* **TASK BRIEF**
All lines below must be repeated exactly, with the pictures omitted.

* **SOURCE DATA**
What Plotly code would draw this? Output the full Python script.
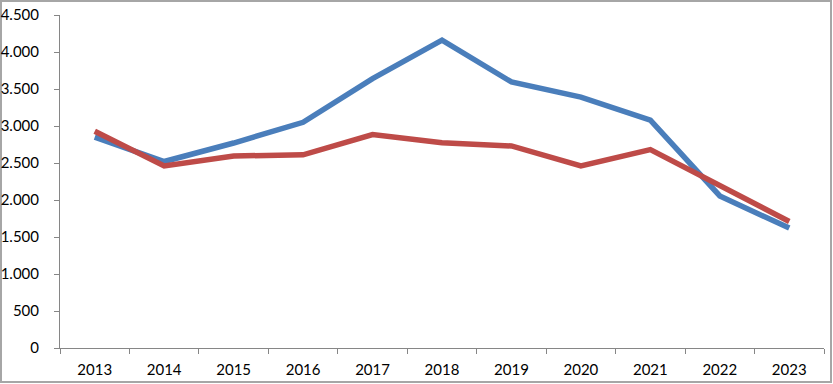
import plotly.graph_objects as go

years = ["2013", "2014", "2015", "2016", "2017", "2018", "2019", "2020", "2021", "2022", "2023"]
blue_values = [2850, 2520, 2770, 3050, 3640, 4160, 3595, 3390, 3080, 2055, 1620]
red_values = [2930, 2460, 2595, 2610, 2885, 2775, 2730, 2460, 2680, 2200, 1710]
y_ticks = [0, 500, 1000, 1500, 2000, 2500, 3000, 3500, 4000, 4500]

W, H = 833, 384
L, R, T, B = 60, 9, 15, 36
pw, ph = W - L - R, H - T - B

fig = go.Figure()
fig.add_trace(go.Scatter(x=years, y=blue_values, mode="lines",
                         line=dict(color="#4a7ebb", width=5.5), showlegend=False))
fig.add_trace(go.Scatter(x=years, y=red_values, mode="lines",
                         line=dict(color="#be4b48", width=5.5), showlegend=False))

def px_x(p):
    return (p - L) / pw

def px_y(p):
    return (H - B - p) / ph

fig.add_shape(type="rect", xref="paper", yref="paper",
              x0=px_x(1), x1=px_x(831), y0=px_y(382), y1=px_y(1),
              line=dict(color="#a6a6a6", width=2), layer="below")

fig.update_layout(
    width=W, height=H,
    margin=dict(l=L, r=R, t=T, b=B),
    paper_bgcolor="white", plot_bgcolor="white",
    separators=",.",
    font=dict(family="Lato, Liberation Sans, sans-serif", size=15, color="#000000"),
    xaxis=dict(type="category", range=[-0.5, 10.5], showgrid=False,
               showline=True, linecolor="#868686", linewidth=1,
               ticks="outside", tickson="boundaries", ticklen=5, tickcolor="#868686",
               ticklabelstandoff=8, zeroline=False, fixedrange=True, automargin=False),
    yaxis=dict(range=[0, 4500], tickvals=y_ticks, tickformat=",d", showgrid=False,
               showline=True, linecolor="#868686", linewidth=1,
               ticks="outside", ticklen=5, tickcolor="#868686",
               ticklabelstandoff=12, zeroline=False, fixedrange=True, automargin=False),
)

fig.write_html("out.html", config={"displayModeBar": False},
               post_script="document.body.style.margin='0';document.body.style.padding='0';")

* **RESPONSE**
What Plotly code would draw this? Output the full Python script.
import plotly.graph_objects as go

years = ["2013", "2014", "2015", "2016", "2017", "2018", "2019", "2020", "2021", "2022", "2023"]
blue_values = [2850, 2520, 2770, 3050, 3640, 4160, 3595, 3390, 3080, 2055, 1620]
red_values = [2930, 2460, 2595, 2610, 2885, 2775, 2730, 2460, 2680, 2200, 1710]
y_ticks = [0, 500, 1000, 1500, 2000, 2500, 3000, 3500, 4000, 4500]

W, H = 833, 384
L, R, T, B = 60, 9, 15, 36
pw, ph = W - L - R, H - T - B

fig = go.Figure()
fig.add_trace(go.Scatter(x=years, y=blue_values, mode="lines",
                         line=dict(color="#4a7ebb", width=5.5), showlegend=False))
fig.add_trace(go.Scatter(x=years, y=red_values, mode="lines",
                         line=dict(color="#be4b48", width=5.5), showlegend=False))

def px_x(p):
    return (p - L) / pw

def px_y(p):
    return (H - B - p) / ph

fig.add_shape(type="rect", xref="paper", yref="paper",
              x0=px_x(1), x1=px_x(831), y0=px_y(382), y1=px_y(1),
              line=dict(color="#a6a6a6", width=2), layer="below")

fig.update_layout(
    width=W, height=H,
    margin=dict(l=L, r=R, t=T, b=B),
    paper_bgcolor="white", plot_bgcolor="white",
    separators=",.",
    font=dict(family="Lato, Liberation Sans, sans-serif", size=15, color="#000000"),
    xaxis=dict(type="category", range=[-0.5, 10.5], showgrid=False,
               showline=True, linecolor="#868686", linewidth=1,
               ticks="outside", tickson="boundaries", ticklen=5, tickcolor="#868686",
               ticklabelstandoff=8, zeroline=False, fixedrange=True, automargin=False),
    yaxis=dict(range=[0, 4500], tickvals=y_ticks, tickformat=",d", showgrid=False,
               showline=True, linecolor="#868686", linewidth=1,
               ticks="outside", ticklen=5, tickcolor="#868686",
               ticklabelstandoff=12, zeroline=False, fixedrange=True, automargin=False),
)

fig.write_html("out.html", config={"displayModeBar": False},
               post_script="document.body.style.margin='0';document.body.style.padding='0';")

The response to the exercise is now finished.